Tafeltje

‘Aan de kant, aan de kant!’, riep een buurvrouw een keer toen ze me zag aankomen. Het was geen grap. Ze wilde ruimte geven en mijn deels reële maar vooral ook vermeende wens om afstand te bewaren respecteren.

Ik ben in de buurt bekend komen te staan als iemand die de coronamaatregelen probeert na te leven. Dát komt met de werkelijkheid overeen. Ik ben er bewust mee bezig, word liever niet ziek en wil bovenal zo weinig mogelijk bijdragen aan het vergroten van het risico op virusverspreiding. Het is inmiddels opgeblazen en leidt een eigen leven.

Bij het begin van de uitbraak, toen de urgentie om bij elkaar vandaan te blijven hoog was, heb ik vermoedelijk de toon gezet. Een andere buurvrouw dan bovengenoemde wilde een kinderbureau van ons overnemen. Ik hield me bewust afzijdig toen ze het kwam bekijken, want was licht verkouden. Melanie en ik tilden het tafeltje daarna naar beneden en plaatsten het buiten de poort, zodat de buren het daar zelf konden ophalen.

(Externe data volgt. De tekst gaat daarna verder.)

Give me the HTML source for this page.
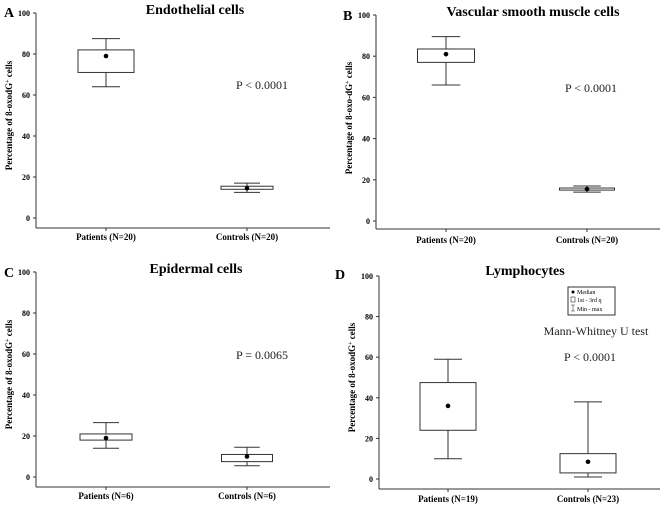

Ik weet het niet zeker en moet oppassen met gevolgtrekkingen (daar heb ik therapie tegen gevolgd), maar heb sterk het vermoeden dat dit de basis is geweest voor de typering van mij als extreem strikte. In mijn eigen beleving ben ik minder streng in de coronaleer dan het beeld doet vermoeden, al moet ik toegeven meer dan gemiddeld op te letten, voor mezelf en anderen.

Dat dit uitmondde in een aansporing om voor mij opzij te gaan, gaf daar wat koninklijke allure aan.

Hulp

Het helpen wil niet zo lukken. Ik doe echt mijn best. Ik heb me bij drie platforms aangemeld die vraag en aan bod bij elkaar zouden moeten brengen. Dat leverde vooralsnog niets op.

Ik heb bij onze oudere buren aangebeld. Die blijken zich goed te redden. De buurman deed breed lachend open. Hij zei eens per week boodschappen te doen. Dat volstond. Zijn vrouw heeft een slechte gezondheid en blijft binnen. Geen probleem. Hij vroeg of hij misschien iets voor mij kon doen.

Bij mijn licht dementerende wandelmaatje in het verpleeghuis mag ik niet langs. Ik bel hem soms om kort te horen hoe het gaat. Onze gesprekken verliepen vaak al moeizaam, door de telefoon is het helemaal behelpen. Mogelijk kunnen we een keer buiten afspreken en op ruime afstand van elkaar op een bankje zitten. Dan neem ik een thermoskan mee en coronavrije plastic bekertjes. Ik betwijfel ten zeerste of hij er wat voor voelt.

De mensen die ik kan mailen om te vragen hoe het leven is onder de maatregelen heb ik intussen allemaal wel gemaild. Met de meesten gaat het redelijk tot goed. Ik zou nog een tweede ronde kunnen doen. Ik bel mijn moeder af en toe.

Ik legde mijn wens voor aan een collega-coach. Ze bezit de wijsheid die haar lange grijze vlecht al een beetje doet vermoeden. Ze zei dat ik de mensen al heel erg hielp door alleen maar de rust te bewaren. Daar zit wat in. Dat ga ik dan maar doen.